> **Do this**: Quote the data below in full, minus the images.

>>>>>

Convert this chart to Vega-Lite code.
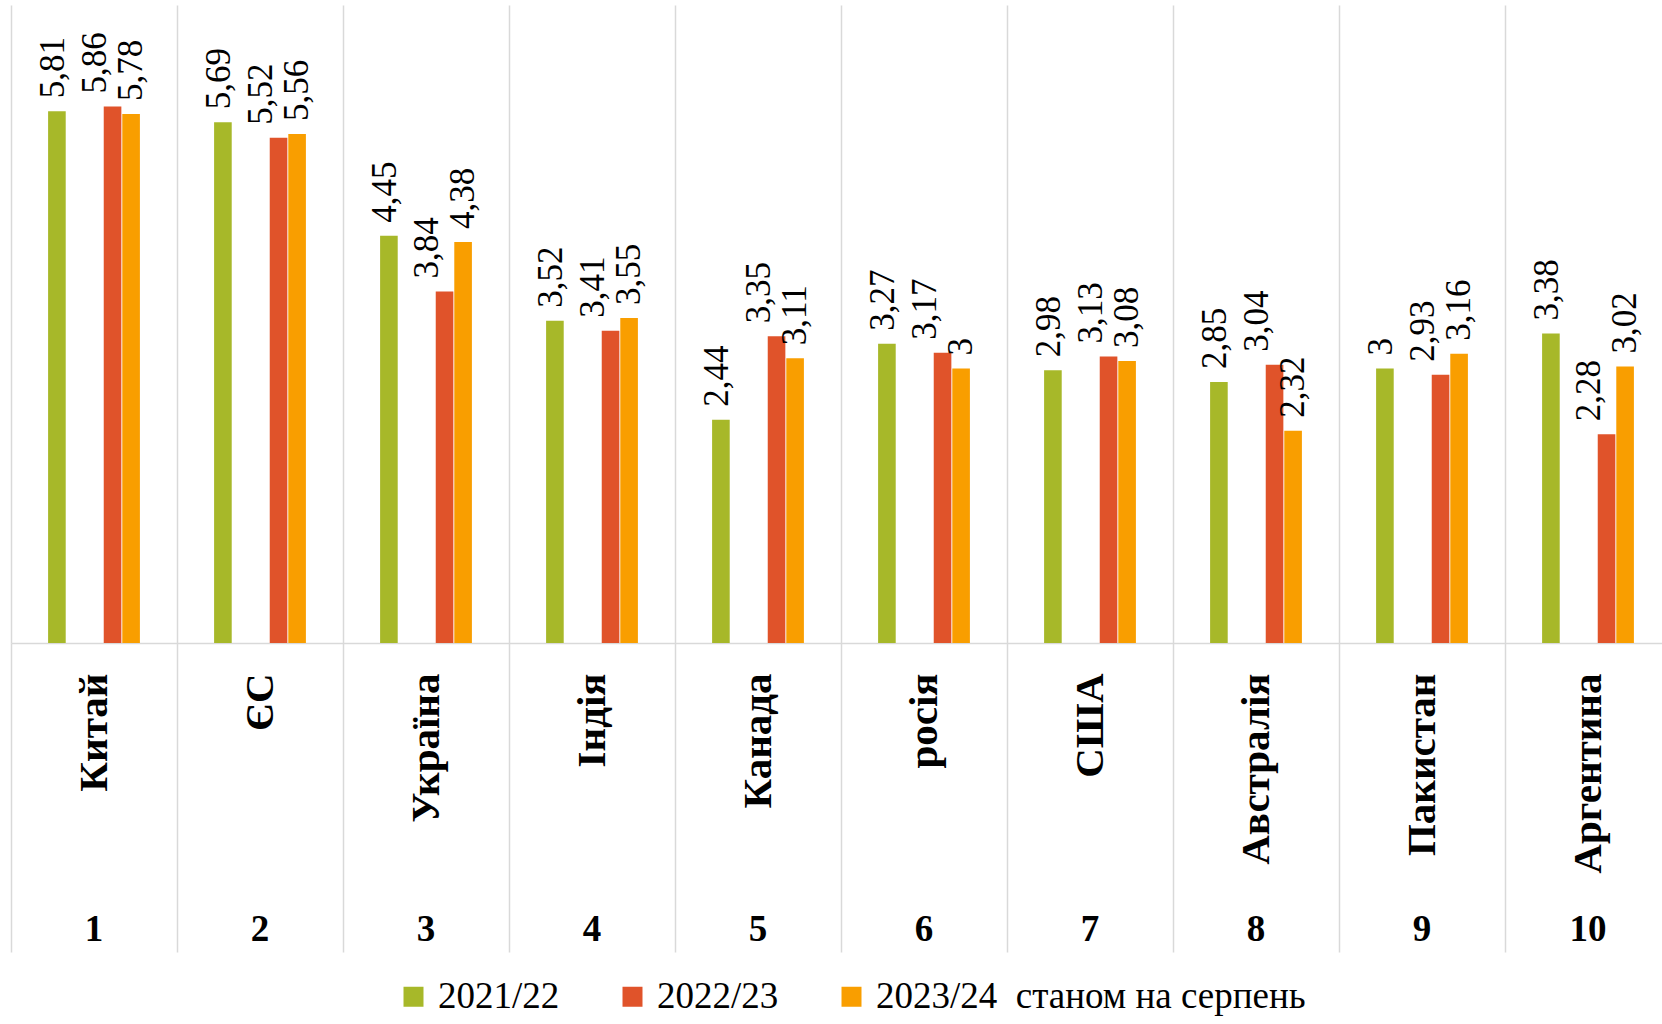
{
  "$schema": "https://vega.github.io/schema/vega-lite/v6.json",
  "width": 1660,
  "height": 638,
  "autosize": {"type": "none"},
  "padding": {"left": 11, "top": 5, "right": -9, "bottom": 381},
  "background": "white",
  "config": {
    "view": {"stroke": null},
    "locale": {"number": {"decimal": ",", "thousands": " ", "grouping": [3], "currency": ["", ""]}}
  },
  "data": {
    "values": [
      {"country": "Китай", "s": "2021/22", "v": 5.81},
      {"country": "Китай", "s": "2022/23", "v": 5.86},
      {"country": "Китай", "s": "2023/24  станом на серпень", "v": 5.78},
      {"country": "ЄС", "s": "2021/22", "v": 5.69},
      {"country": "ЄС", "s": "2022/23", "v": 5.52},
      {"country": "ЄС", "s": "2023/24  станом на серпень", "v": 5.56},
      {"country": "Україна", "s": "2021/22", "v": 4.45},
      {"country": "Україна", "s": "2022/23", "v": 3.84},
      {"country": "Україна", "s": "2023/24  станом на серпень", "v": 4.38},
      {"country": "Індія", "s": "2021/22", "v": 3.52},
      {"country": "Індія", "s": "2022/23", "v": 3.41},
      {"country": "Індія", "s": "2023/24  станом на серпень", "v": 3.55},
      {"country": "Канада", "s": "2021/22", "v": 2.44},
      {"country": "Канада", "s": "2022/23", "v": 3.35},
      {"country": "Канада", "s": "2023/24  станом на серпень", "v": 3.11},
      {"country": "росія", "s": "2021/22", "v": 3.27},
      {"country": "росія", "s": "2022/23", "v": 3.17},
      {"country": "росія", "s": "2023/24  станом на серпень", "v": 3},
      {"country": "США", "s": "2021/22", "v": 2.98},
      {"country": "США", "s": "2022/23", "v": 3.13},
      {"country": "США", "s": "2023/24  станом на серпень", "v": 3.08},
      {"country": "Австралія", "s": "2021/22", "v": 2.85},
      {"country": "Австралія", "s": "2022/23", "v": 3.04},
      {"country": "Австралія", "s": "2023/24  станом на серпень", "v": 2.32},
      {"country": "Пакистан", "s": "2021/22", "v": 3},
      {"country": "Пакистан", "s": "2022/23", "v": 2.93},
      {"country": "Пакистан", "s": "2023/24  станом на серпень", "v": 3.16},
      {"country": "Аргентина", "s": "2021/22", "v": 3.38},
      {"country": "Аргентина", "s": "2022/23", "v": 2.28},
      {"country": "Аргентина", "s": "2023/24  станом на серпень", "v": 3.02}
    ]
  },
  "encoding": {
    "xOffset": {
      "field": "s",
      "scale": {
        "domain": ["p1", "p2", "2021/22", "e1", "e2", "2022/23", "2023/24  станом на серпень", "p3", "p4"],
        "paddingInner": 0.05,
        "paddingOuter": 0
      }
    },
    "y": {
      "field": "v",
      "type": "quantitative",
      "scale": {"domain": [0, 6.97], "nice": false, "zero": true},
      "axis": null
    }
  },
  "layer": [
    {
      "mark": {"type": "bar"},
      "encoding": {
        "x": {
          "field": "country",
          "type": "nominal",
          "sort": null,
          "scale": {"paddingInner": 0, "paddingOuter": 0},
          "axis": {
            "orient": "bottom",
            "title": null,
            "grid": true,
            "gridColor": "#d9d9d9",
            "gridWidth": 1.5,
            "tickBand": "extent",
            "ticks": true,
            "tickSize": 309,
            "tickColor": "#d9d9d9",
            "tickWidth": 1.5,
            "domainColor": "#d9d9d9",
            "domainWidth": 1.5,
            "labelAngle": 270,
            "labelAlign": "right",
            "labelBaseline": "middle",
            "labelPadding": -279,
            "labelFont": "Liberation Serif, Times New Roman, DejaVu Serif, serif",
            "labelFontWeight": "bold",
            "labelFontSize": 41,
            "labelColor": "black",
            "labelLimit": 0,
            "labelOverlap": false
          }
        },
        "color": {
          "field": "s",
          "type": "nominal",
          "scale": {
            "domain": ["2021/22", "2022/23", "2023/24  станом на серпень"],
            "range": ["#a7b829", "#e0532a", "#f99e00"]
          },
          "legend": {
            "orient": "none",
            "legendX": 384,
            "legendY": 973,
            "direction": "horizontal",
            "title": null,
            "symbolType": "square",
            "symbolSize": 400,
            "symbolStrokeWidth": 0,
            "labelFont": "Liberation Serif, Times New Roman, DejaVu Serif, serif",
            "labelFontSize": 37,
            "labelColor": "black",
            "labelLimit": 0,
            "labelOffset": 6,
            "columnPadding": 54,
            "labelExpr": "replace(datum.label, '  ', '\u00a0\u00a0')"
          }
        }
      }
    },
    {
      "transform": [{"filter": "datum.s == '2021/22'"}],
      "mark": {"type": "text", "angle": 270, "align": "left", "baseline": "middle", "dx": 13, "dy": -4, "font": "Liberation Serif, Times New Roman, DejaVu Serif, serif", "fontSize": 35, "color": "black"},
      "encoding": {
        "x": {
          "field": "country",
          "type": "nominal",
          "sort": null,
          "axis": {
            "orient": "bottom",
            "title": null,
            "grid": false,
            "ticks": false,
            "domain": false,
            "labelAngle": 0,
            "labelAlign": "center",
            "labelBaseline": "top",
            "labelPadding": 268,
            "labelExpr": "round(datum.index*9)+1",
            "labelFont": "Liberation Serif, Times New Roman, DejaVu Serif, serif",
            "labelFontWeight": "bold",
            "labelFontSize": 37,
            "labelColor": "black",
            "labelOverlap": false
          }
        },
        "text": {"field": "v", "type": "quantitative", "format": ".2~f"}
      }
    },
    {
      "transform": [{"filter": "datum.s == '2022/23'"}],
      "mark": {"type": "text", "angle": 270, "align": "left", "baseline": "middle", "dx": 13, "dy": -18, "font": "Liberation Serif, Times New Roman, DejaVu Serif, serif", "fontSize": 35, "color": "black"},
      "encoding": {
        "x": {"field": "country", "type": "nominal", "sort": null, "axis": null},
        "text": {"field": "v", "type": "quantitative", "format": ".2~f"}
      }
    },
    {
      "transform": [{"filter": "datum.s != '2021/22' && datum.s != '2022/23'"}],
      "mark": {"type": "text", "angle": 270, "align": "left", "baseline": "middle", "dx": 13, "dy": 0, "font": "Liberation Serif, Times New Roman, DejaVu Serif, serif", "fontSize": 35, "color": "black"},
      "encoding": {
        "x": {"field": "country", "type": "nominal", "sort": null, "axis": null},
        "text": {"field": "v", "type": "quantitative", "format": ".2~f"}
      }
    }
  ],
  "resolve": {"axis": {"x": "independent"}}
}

<<<<<

> **Written solution**:
Convert this chart to Vega-Lite code.
{
  "$schema": "https://vega.github.io/schema/vega-lite/v6.json",
  "width": 1660,
  "height": 638,
  "autosize": {"type": "none"},
  "padding": {"left": 11, "top": 5, "right": -9, "bottom": 381},
  "background": "white",
  "config": {
    "view": {"stroke": null},
    "locale": {"number": {"decimal": ",", "thousands": " ", "grouping": [3], "currency": ["", ""]}}
  },
  "data": {
    "values": [
      {"country": "Китай", "s": "2021/22", "v": 5.81},
      {"country": "Китай", "s": "2022/23", "v": 5.86},
      {"country": "Китай", "s": "2023/24  станом на серпень", "v": 5.78},
      {"country": "ЄС", "s": "2021/22", "v": 5.69},
      {"country": "ЄС", "s": "2022/23", "v": 5.52},
      {"country": "ЄС", "s": "2023/24  станом на серпень", "v": 5.56},
      {"country": "Україна", "s": "2021/22", "v": 4.45},
      {"country": "Україна", "s": "2022/23", "v": 3.84},
      {"country": "Україна", "s": "2023/24  станом на серпень", "v": 4.38},
      {"country": "Індія", "s": "2021/22", "v": 3.52},
      {"country": "Індія", "s": "2022/23", "v": 3.41},
      {"country": "Індія", "s": "2023/24  станом на серпень", "v": 3.55},
      {"country": "Канада", "s": "2021/22", "v": 2.44},
      {"country": "Канада", "s": "2022/23", "v": 3.35},
      {"country": "Канада", "s": "2023/24  станом на серпень", "v": 3.11},
      {"country": "росія", "s": "2021/22", "v": 3.27},
      {"country": "росія", "s": "2022/23", "v": 3.17},
      {"country": "росія", "s": "2023/24  станом на серпень", "v": 3},
      {"country": "США", "s": "2021/22", "v": 2.98},
      {"country": "США", "s": "2022/23", "v": 3.13},
      {"country": "США", "s": "2023/24  станом на серпень", "v": 3.08},
      {"country": "Австралія", "s": "2021/22", "v": 2.85},
      {"country": "Австралія", "s": "2022/23", "v": 3.04},
      {"country": "Австралія", "s": "2023/24  станом на серпень", "v": 2.32},
      {"country": "Пакистан", "s": "2021/22", "v": 3},
      {"country": "Пакистан", "s": "2022/23", "v": 2.93},
      {"country": "Пакистан", "s": "2023/24  станом на серпень", "v": 3.16},
      {"country": "Аргентина", "s": "2021/22", "v": 3.38},
      {"country": "Аргентина", "s": "2022/23", "v": 2.28},
      {"country": "Аргентина", "s": "2023/24  станом на серпень", "v": 3.02}
    ]
  },
  "encoding": {
    "xOffset": {
      "field": "s",
      "scale": {
        "domain": ["p1", "p2", "2021/22", "e1", "e2", "2022/23", "2023/24  станом на серпень", "p3", "p4"],
        "paddingInner": 0.05,
        "paddingOuter": 0
      }
    },
    "y": {
      "field": "v",
      "type": "quantitative",
      "scale": {"domain": [0, 6.97], "nice": false, "zero": true},
      "axis": null
    }
  },
  "layer": [
    {
      "mark": {"type": "bar"},
      "encoding": {
        "x": {
          "field": "country",
          "type": "nominal",
          "sort": null,
          "scale": {"paddingInner": 0, "paddingOuter": 0},
          "axis": {
            "orient": "bottom",
            "title": null,
            "grid": true,
            "gridColor": "#d9d9d9",
            "gridWidth": 1.5,
            "tickBand": "extent",
            "ticks": true,
            "tickSize": 309,
            "tickColor": "#d9d9d9",
            "tickWidth": 1.5,
            "domainColor": "#d9d9d9",
            "domainWidth": 1.5,
            "labelAngle": 270,
            "labelAlign": "right",
            "labelBaseline": "middle",
            "labelPadding": -279,
            "labelFont": "Liberation Serif, Times New Roman, DejaVu Serif, serif",
            "labelFontWeight": "bold",
            "labelFontSize": 41,
            "labelColor": "black",
            "labelLimit": 0,
            "labelOverlap": false
          }
        },
        "color": {
          "field": "s",
          "type": "nominal",
          "scale": {
            "domain": ["2021/22", "2022/23", "2023/24  станом на серпень"],
            "range": ["#a7b829", "#e0532a", "#f99e00"]
          },
          "legend": {
            "orient": "none",
            "legendX": 384,
            "legendY": 973,
            "direction": "horizontal",
            "title": null,
            "symbolType": "square",
            "symbolSize": 400,
            "symbolStrokeWidth": 0,
            "labelFont": "Liberation Serif, Times New Roman, DejaVu Serif, serif",
            "labelFontSize": 37,
            "labelColor": "black",
            "labelLimit": 0,
            "labelOffset": 6,
            "columnPadding": 54,
            "labelExpr": "replace(datum.label, '  ', '\u00a0\u00a0')"
          }
        }
      }
    },
    {
      "transform": [{"filter": "datum.s == '2021/22'"}],
      "mark": {"type": "text", "angle": 270, "align": "left", "baseline": "middle", "dx": 13, "dy": -4, "font": "Liberation Serif, Times New Roman, DejaVu Serif, serif", "fontSize": 35, "color": "black"},
      "encoding": {
        "x": {
          "field": "country",
          "type": "nominal",
          "sort": null,
          "axis": {
            "orient": "bottom",
            "title": null,
            "grid": false,
            "ticks": false,
            "domain": false,
            "labelAngle": 0,
            "labelAlign": "center",
            "labelBaseline": "top",
            "labelPadding": 268,
            "labelExpr": "round(datum.index*9)+1",
            "labelFont": "Liberation Serif, Times New Roman, DejaVu Serif, serif",
            "labelFontWeight": "bold",
            "labelFontSize": 37,
            "labelColor": "black",
            "labelOverlap": false
          }
        },
        "text": {"field": "v", "type": "quantitative", "format": ".2~f"}
      }
    },
    {
      "transform": [{"filter": "datum.s == '2022/23'"}],
      "mark": {"type": "text", "angle": 270, "align": "left", "baseline": "middle", "dx": 13, "dy": -18, "font": "Liberation Serif, Times New Roman, DejaVu Serif, serif", "fontSize": 35, "color": "black"},
      "encoding": {
        "x": {"field": "country", "type": "nominal", "sort": null, "axis": null},
        "text": {"field": "v", "type": "quantitative", "format": ".2~f"}
      }
    },
    {
      "transform": [{"filter": "datum.s != '2021/22' && datum.s != '2022/23'"}],
      "mark": {"type": "text", "angle": 270, "align": "left", "baseline": "middle", "dx": 13, "dy": 0, "font": "Liberation Serif, Times New Roman, DejaVu Serif, serif", "fontSize": 35, "color": "black"},
      "encoding": {
        "x": {"field": "country", "type": "nominal", "sort": null, "axis": null},
        "text": {"field": "v", "type": "quantitative", "format": ".2~f"}
      }
    }
  ],
  "resolve": {"axis": {"x": "independent"}}
}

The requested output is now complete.